Before looking at how those “buybacks” and all others are simply a PR ploy, however, let’s first dispense with the whole notion of “buybacks.” Since the government never owned the firearms they are attempting to take possession of in the first place, “compensated confiscation” is a much better term for these proposals. Of course, that doesn’t sound quite as good on a big-city mayor’s resumé as a gun “buyback.”

Now, on to the good stuff. A May 2021 study titled “Have U.S. Gun Buybacks Misfired,” authored by Toshio Ferrazares, Joseph J. Sabia and D. Mark Anderson, and published by the National Bureau of Economic Research, concluded that Gun Buyback Programs (GBPs) have no measurable impact on reducing violent crime.

“Our findings provide compelling evidence that U.S. GBPs have not deterred gun crime, firearm-related homicides or firearm-related suicides in either the short- or longer-run,” the study concluded. “The precision of our estimates is such that, with 95 percent confidence, we can rule out gun-crime declines of greater than 1.3 percent in the 12 months immediately following a buyback. One or more years after a GBP is held, we can rule out declines of greater than 2.3 percent. Our general null findings are consistent with descriptive evidence that firearm buyback prices are set too low to appreciably reduce the local supply, most GBP participants are drawn from populations with relatively low crime risk, and guns bought back tend to be older and less functional than the average firearm.”

While that’s interesting, the study also revealed something more damning about such “buybacks.”
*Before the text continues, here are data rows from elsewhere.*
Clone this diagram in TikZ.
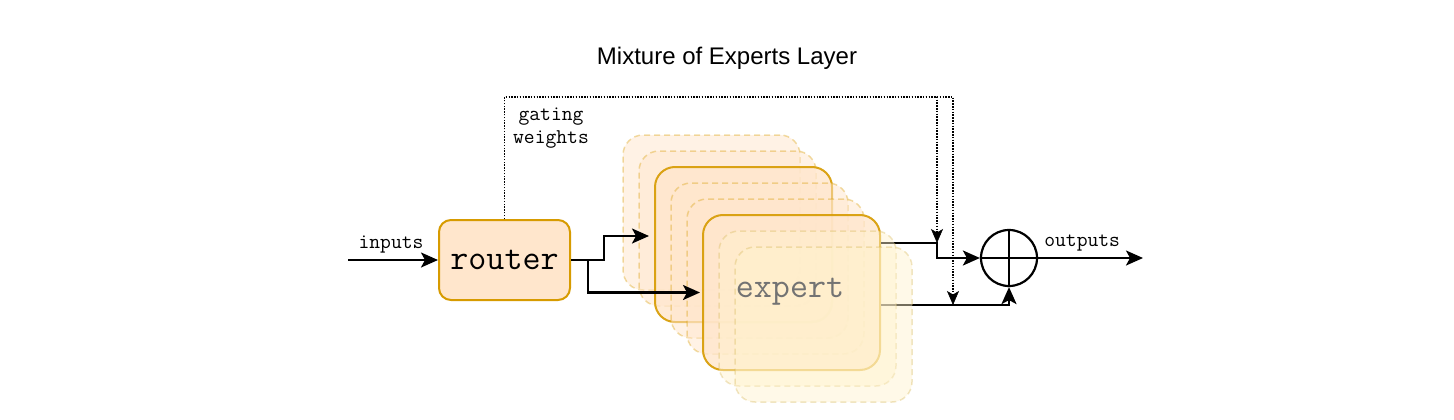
\documentclass[tikz,border=0pt]{standalone}
\usepackage{fontspec}
\setmainfont{Liberation Sans}
\usetikzlibrary{arrows.meta,calc}
\definecolor{peach}{HTML}{FFE6CC}
\definecolor{peachline}{HTML}{D79B00}
\definecolor{paleyel}{HTML}{FFF2CC}
\definecolor{yelline}{HTML}{D6B656}
\tikzset{
  arr/.style={line width=2.2pt,-{Stealth[length=17pt,width=15pt,inset=4pt]}},
  dotarr/.style={line width=1.5pt,dash pattern=on 1.5pt off 1.3pt,-{Stealth[length=14pt,width=12pt,inset=3.5pt,line width=0.5pt]}},
  plainline/.style={line width=2.2pt},
  routerbox/.style={draw=peachline,fill=peach,line width=2pt,rounded corners=12pt,minimum width=131pt,minimum height=80pt,inner sep=0pt,font=\ttfamily\fontsize{35}{35}\selectfont},
  expsolid/.style={draw=peachline,fill=peach,fill opacity=0.8,draw opacity=0.9,line width=2pt,rounded corners=20pt,minimum width=177pt,minimum height=155pt,inner sep=0pt},
  expdashA/.style={draw=peachline,draw opacity=0.35,fill=peach,fill opacity=0.5,line width=1.5pt,dash pattern=on 6pt off 4pt,rounded corners=20pt,minimum width=177pt,minimum height=155pt,inner sep=0pt},
  expdashB/.style={draw=yelline,draw opacity=0.35,fill=paleyel,fill opacity=0.45,line width=1.5pt,dash pattern=on 6pt off 4pt,rounded corners=20pt,minimum width=177pt,minimum height=155pt,inner sep=0pt},
  lbl/.style={font=\ttfamily\fontsize{21}{23}\selectfont,inner sep=0pt,align=center},
}
\begin{document}
\begin{tikzpicture}[x=1pt,y=-1pt]
\useasboundingbox (0,0) rectangle (1454,420);
\node[font=\fontsize{24}{24}\selectfont] (title) at (727,58) {Mixture of Experts Layer};
% expert stack
\node[expdashA] (e0) at (711.5,212.5) {};
\node[expdashA] (e1) at (727.5,228.5) {};
\node[expsolid] (e2) at (743.5,244.5) {};
\node[expdashA] (e3) at (759.5,260.5) {};
\node[expdashA] (e4) at (775.5,276.5) {};
\node[expsolid] (e5) at (791.5,292.5) {};
% output lines (under the back-most pale boxes)
\coordinate (g1) at (937,243);
\coordinate (g2) at (953,305);
\node[draw,circle,line width=2.2pt,minimum size=56pt,inner sep=0pt] (plus) at (1009,258) {};
\draw[plainline] (plus.north) -- (plus.south);
\draw[plainline] (plus.west) -- (plus.east);
\draw[arr] ([yshift=49.5pt]e5.east) -- (g1) |- (plus.west);
\draw[arr] ([yshift=-12.5pt]e5.east) -| (plus.south);
\node[expdashB] (e6) at (807.5,308.5) {};
\node[expdashB] (e7) at (823.5,324.5) {};
\node[font=\ttfamily\fontsize{35}{35}\selectfont,text=black!55,inner sep=0pt] (explbl) at (790,292) {expert};
% router
\node[routerbox] (router) at (504.5,260) {router};
\coordinate (in) at (348,260);
\coordinate (out) at (1143,258);
\draw[arr] (in) -- node[lbl,above=6pt,xshift=-2pt] (inlbl) {inputs} (router.west);
\draw[arr,shorten >=5pt] (router.east) -- ++(33,0) |- ([yshift=8.5pt]e2.west);
\draw[arr,shorten >=2pt] ([xshift=17pt]router.east) |- (e5.west);
\draw[arr] (plus.east) -- node[lbl,above=6pt,pos=0.42] (outlbl) {outputs} (out);
% gating
\draw[dotarr] (router.north) -- ++(0,-122) -| (g1);
\draw[dotarr] (router.north) -- ++(0,-122) -| (g2);
\node[lbl] (gw) at (551,128.5) {gating\\weights};
\end{tikzpicture}
\end{document}
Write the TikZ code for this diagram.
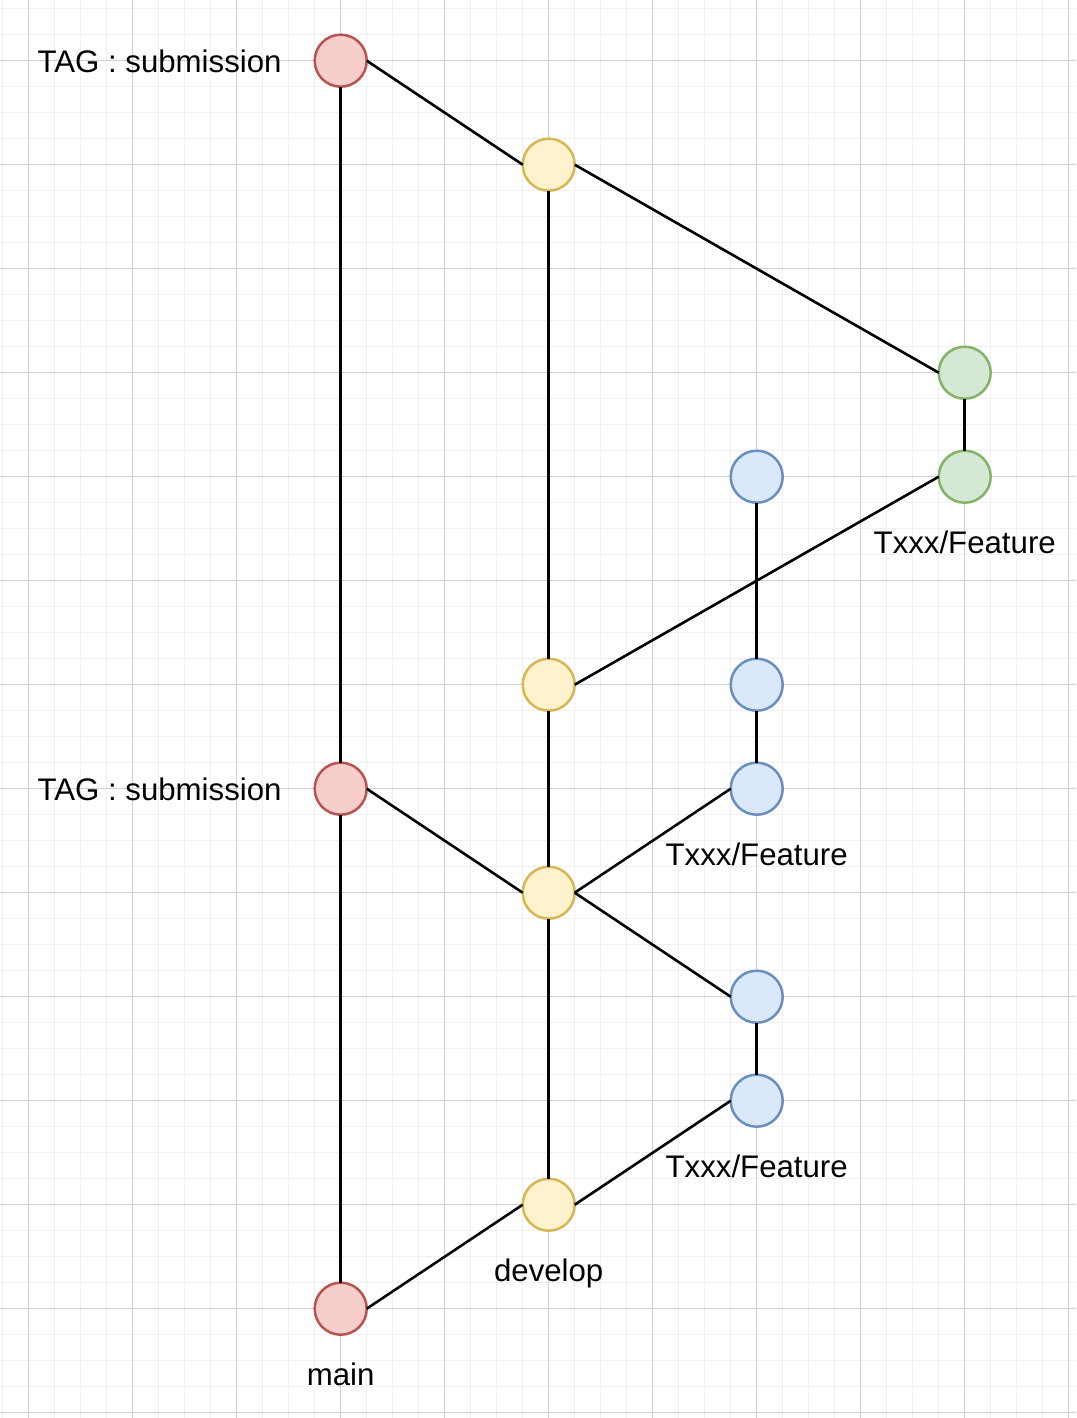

“Moreover, we find some evidence of a small, short-run increase in gun crime in the two months following a GBP,” the researchers wrote. “This result is consistent with the notion that GBPs primarily target low-risk firearms that are more likely to deter crime than be used in the commission of it and with the hypothesis that some criminals may be emboldened by the perception that victims will be less likely to defend themselves with deadly physical force.”

Now that the notion that such programs deter crime has been put to rest, you night wonder exactly why gun-ban advocates continue to participate in such a charade. The reason, of course, is that they think it makes them look good.

As we reported here back in March 2022, Joel Jones of the Hampton Roads Black Caucus was asked that question prior to that group’s “buyback.” His answer was telling.

“Regardless of what the statistics say, we want to put some attention and show that we care enough and make time to do the program,” Jones told

This whole notion of showing that they care keeps gun-ban advocates from focusing on the true cause of violent crime, namely violent criminals.  ButI guess working to arrest, try and jail violent criminals doesn’t say “we care” as much as buying worthless guns from citizens who were more likely to use them for self-defense than in criminal acts.